#### [TASK PROMPT]
Omit the pictures and output every entry below exactly as written.

#### [RECORDS SUPPLIED]
• • • • • • •
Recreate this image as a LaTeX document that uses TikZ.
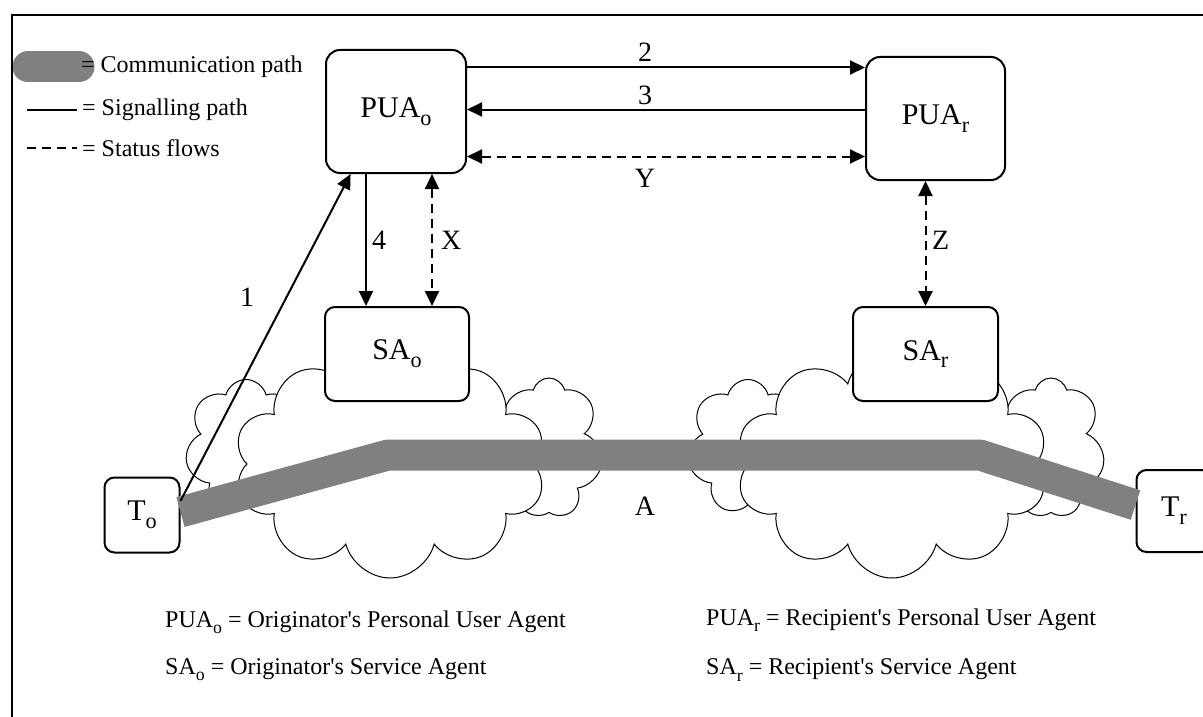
\documentclass[tikz,border=0pt]{standalone}
\usepackage{graphicx}
\usepackage{fontspec}
\setmainfont{Liberation Serif}
\newfontfamily\keyfont{Liberation Serif}
\usetikzlibrary{arrows.meta,shapes.symbols}

\newcommand\lowsub[1]{\raisebox{-0.26em}{\scalebox{0.74}{#1}}}

\tikzset{
  agent/.style={draw, line width=2pt, rounded corners=14pt, fill=white, inner sep=0pt, font=\fontsize{30}{34}\selectfont},
  term/.style={draw, line width=2pt, rounded corners=10pt, fill=white, minimum width=75pt, minimum height=75pt, inner sep=0pt, font=\fontsize{30}{34}\selectfont},
  netcloud/.style={cloud, cloud ignores aspect, draw, fill=white, line width=1pt, inner sep=0pt},
  commpath/.style={line width=31pt, gray, line join=round},
  sig/.style={line width=2pt, ->},
  stat/.style={line width=2pt, dash pattern=on 9pt off 6pt, <->},
  lbl/.style={font=\fontsize{28}{32}\selectfont, inner sep=0pt},
  legtext/.style={font=\keyfont\fontsize{24}{28}\selectfont, anchor=west, inner sep=0pt},
}

\begin{document}
\begin{tikzpicture}[x=1pt,y=-1pt,>={Triangle[length=15pt,width=14pt]}]
    \useasboundingbox (0,0) rectangle (1203,717);
    % originator side network
    \node[netcloud, cloud puffs=7, minimum width=122pt, minimum height=135pt] (cloudol) at (246,447) {};
    \node[netcloud, cloud puffs=7, minimum width=108pt, minimum height=140pt] (cloudor) at (549,448) {};
    \node[netcloud, cloud puffs=10, minimum width=312pt, minimum height=228pt] (cloudo) at (390,464) {};
    % recipient side network
    \node[netcloud, cloud puffs=7, minimum width=122pt, minimum height=135pt] (cloudrl) at (748,447) {};
    \node[netcloud, cloud puffs=7, minimum width=108pt, minimum height=140pt] (cloudrr) at (1051,448) {};
    \node[netcloud, cloud puffs=10, minimum width=312pt, minimum height=228pt] (cloudr) at (892,464) {};

    % terminals and agents
    \node[term] (To) at (142,515) {T\lowsub{o}};
    \node[term, minimum height=82pt] (Tr) at (1174,511) {T\lowsub{r}};
    \coordinate (bendo) at (388,455);
    \coordinate (bendr) at (980,455);
    \draw[commpath] ([yshift=3pt]To.east) -- (bendo) -- (bendr) -- ([yshift=6pt]Tr.west);

    \node[agent, minimum width=140pt, minimum height=123pt] (PUAo) at (396,111.5) {PUA\lowsub{o}};
    \node[agent, minimum width=139pt, minimum height=123pt] (PUAr) at (935.5,118.5) {PUA\lowsub{r}};
    \node[agent, rounded corners=10pt, minimum width=144pt, minimum height=94pt] (SAo) at (397,354) {SA\lowsub{o}};
    \node[agent, rounded corners=10pt, minimum width=145pt, minimum height=94pt] (SAr) at (925.5,354) {SA\lowsub{r}};

    % signalling and status flows
    \draw[sig] (To.20) -- (PUAo.234);
    \draw[sig] ([yshift=44pt]PUAo.east) -- ([yshift=44pt]PUAo.east -| PUAr.west);
    \draw[sig] ([yshift=2pt]PUAo.east -| PUAr.west) -- ([yshift=2pt]PUAo.east);
    \draw[stat] ([yshift=-45pt]PUAo.east) -- ([yshift=-45pt]PUAo.east -| PUAr.west);
    \draw[sig] ([xshift=-30pt]PUAo.south) -- ([xshift=-30pt]PUAo.south |- SAo.north);
    \draw[stat] ([xshift=36pt]PUAo.south) -- ([xshift=36pt]PUAo.south |- SAo.north);
    \draw[stat] (SAr.north |- PUAr.south) -- (SAr.north);

    \node[lbl] (n1) at (247,297) {1};
    \node[lbl] (n2) at (645,52) {2};
    \node[lbl] (n3) at (645,95) {3};
    \node[lbl, anchor=west] (n4) at (372,240) {4};
    \node[lbl, anchor=west] (nX) at (441,240) {X};
    \node[lbl] (nY) at (645,178) {Y};
    \node[lbl, anchor=west] (nZ) at (932,240) {Z};
    \node[lbl] (nA) at (645,506) {A};

    % legend
    \draw[commpath, line cap=round] (28,67) -- (79,67);
    \node[legtext] (legcomm) at (81,67) {= Communication path};
    \draw[line width=2pt] (27,110) -- (77,110);
    \node[legtext] (legsig) at (82,110) {= Signalling path};
    \draw[stat, -] (27,148) -- (77,148);
    \node[legtext] (legstat) at (82,148) {= Status flows};

    % key to abbreviations
    \node[legtext] (keypuao) at (165,622) {PUA\lowsub{o} = Originator's Personal User Agent};
    \node[legtext] (keysao) at (165,670) {SA\lowsub{o} = Originator's Service Agent};
    \node[legtext] (keypuar) at (706,620) {PUA\lowsub{r} = Recipient's Personal User Agent};
    \node[legtext] (keysar) at (706,670) {SA\lowsub{r} = Recipient's Service Agent};

    \draw[line width=2pt] (1203,15) -- (12,15) -- (12,717);
\end{tikzpicture}
\end{document}
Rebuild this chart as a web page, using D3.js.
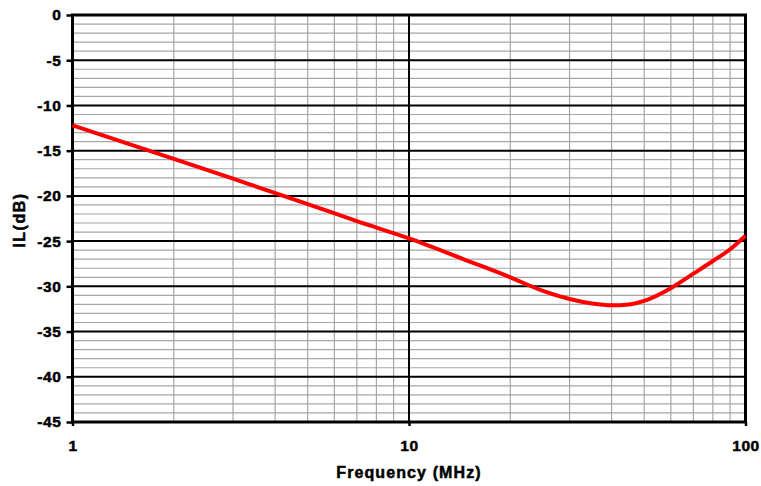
• • • • • • •
#### [THE RESPONSE]
Recreate this image as a LaTeX document that uses TikZ.
\documentclass[tikz,border=0pt]{standalone}
\usepackage{graphicx}
\usepackage{fontspec}
\setmainfont{Liberation Serif}
\newfontfamily\keyfont{Liberation Serif}
\usetikzlibrary{arrows.meta,shapes.symbols}

\newcommand\lowsub[1]{\raisebox{-0.26em}{\scalebox{0.74}{#1}}}

\tikzset{
  agent/.style={draw, line width=2pt, rounded corners=14pt, fill=white, inner sep=0pt, font=\fontsize{30}{34}\selectfont},
  term/.style={draw, line width=2pt, rounded corners=10pt, fill=white, minimum width=75pt, minimum height=75pt, inner sep=0pt, font=\fontsize{30}{34}\selectfont},
  netcloud/.style={cloud, cloud ignores aspect, draw, fill=white, line width=1pt, inner sep=0pt},
  commpath/.style={line width=31pt, gray, line join=round},
  sig/.style={line width=2pt, ->},
  stat/.style={line width=2pt, dash pattern=on 9pt off 6pt, <->},
  lbl/.style={font=\fontsize{28}{32}\selectfont, inner sep=0pt},
  legtext/.style={font=\keyfont\fontsize{24}{28}\selectfont, anchor=west, inner sep=0pt},
}

\begin{document}
\begin{tikzpicture}[x=1pt,y=-1pt,>={Triangle[length=15pt,width=14pt]}]
    \useasboundingbox (0,0) rectangle (1203,717);
    % originator side network
    \node[netcloud, cloud puffs=7, minimum width=122pt, minimum height=135pt] (cloudol) at (246,447) {};
    \node[netcloud, cloud puffs=7, minimum width=108pt, minimum height=140pt] (cloudor) at (549,448) {};
    \node[netcloud, cloud puffs=10, minimum width=312pt, minimum height=228pt] (cloudo) at (390,464) {};
    % recipient side network
    \node[netcloud, cloud puffs=7, minimum width=122pt, minimum height=135pt] (cloudrl) at (748,447) {};
    \node[netcloud, cloud puffs=7, minimum width=108pt, minimum height=140pt] (cloudrr) at (1051,448) {};
    \node[netcloud, cloud puffs=10, minimum width=312pt, minimum height=228pt] (cloudr) at (892,464) {};

    % terminals and agents
    \node[term] (To) at (142,515) {T\lowsub{o}};
    \node[term, minimum height=82pt] (Tr) at (1174,511) {T\lowsub{r}};
    \coordinate (bendo) at (388,455);
    \coordinate (bendr) at (980,455);
    \draw[commpath] ([yshift=3pt]To.east) -- (bendo) -- (bendr) -- ([yshift=6pt]Tr.west);

    \node[agent, minimum width=140pt, minimum height=123pt] (PUAo) at (396,111.5) {PUA\lowsub{o}};
    \node[agent, minimum width=139pt, minimum height=123pt] (PUAr) at (935.5,118.5) {PUA\lowsub{r}};
    \node[agent, rounded corners=10pt, minimum width=144pt, minimum height=94pt] (SAo) at (397,354) {SA\lowsub{o}};
    \node[agent, rounded corners=10pt, minimum width=145pt, minimum height=94pt] (SAr) at (925.5,354) {SA\lowsub{r}};

    % signalling and status flows
    \draw[sig] (To.20) -- (PUAo.234);
    \draw[sig] ([yshift=44pt]PUAo.east) -- ([yshift=44pt]PUAo.east -| PUAr.west);
    \draw[sig] ([yshift=2pt]PUAo.east -| PUAr.west) -- ([yshift=2pt]PUAo.east);
    \draw[stat] ([yshift=-45pt]PUAo.east) -- ([yshift=-45pt]PUAo.east -| PUAr.west);
    \draw[sig] ([xshift=-30pt]PUAo.south) -- ([xshift=-30pt]PUAo.south |- SAo.north);
    \draw[stat] ([xshift=36pt]PUAo.south) -- ([xshift=36pt]PUAo.south |- SAo.north);
    \draw[stat] (SAr.north |- PUAr.south) -- (SAr.north);

    \node[lbl] (n1) at (247,297) {1};
    \node[lbl] (n2) at (645,52) {2};
    \node[lbl] (n3) at (645,95) {3};
    \node[lbl, anchor=west] (n4) at (372,240) {4};
    \node[lbl, anchor=west] (nX) at (441,240) {X};
    \node[lbl] (nY) at (645,178) {Y};
    \node[lbl, anchor=west] (nZ) at (932,240) {Z};
    \node[lbl] (nA) at (645,506) {A};

    % legend
    \draw[commpath, line cap=round] (28,67) -- (79,67);
    \node[legtext] (legcomm) at (81,67) {= Communication path};
    \draw[line width=2pt] (27,110) -- (77,110);
    \node[legtext] (legsig) at (82,110) {= Signalling path};
    \draw[stat, -] (27,148) -- (77,148);
    \node[legtext] (legstat) at (82,148) {= Status flows};

    % key to abbreviations
    \node[legtext] (keypuao) at (165,622) {PUA\lowsub{o} = Originator's Personal User Agent};
    \node[legtext] (keysao) at (165,670) {SA\lowsub{o} = Originator's Service Agent};
    \node[legtext] (keypuar) at (706,620) {PUA\lowsub{r} = Recipient's Personal User Agent};
    \node[legtext] (keysar) at (706,670) {SA\lowsub{r} = Recipient's Service Agent};

    \draw[line width=2pt] (1203,15) -- (12,15) -- (12,717);
\end{tikzpicture}
\end{document}
Rebuild this chart as a web page, using D3.js.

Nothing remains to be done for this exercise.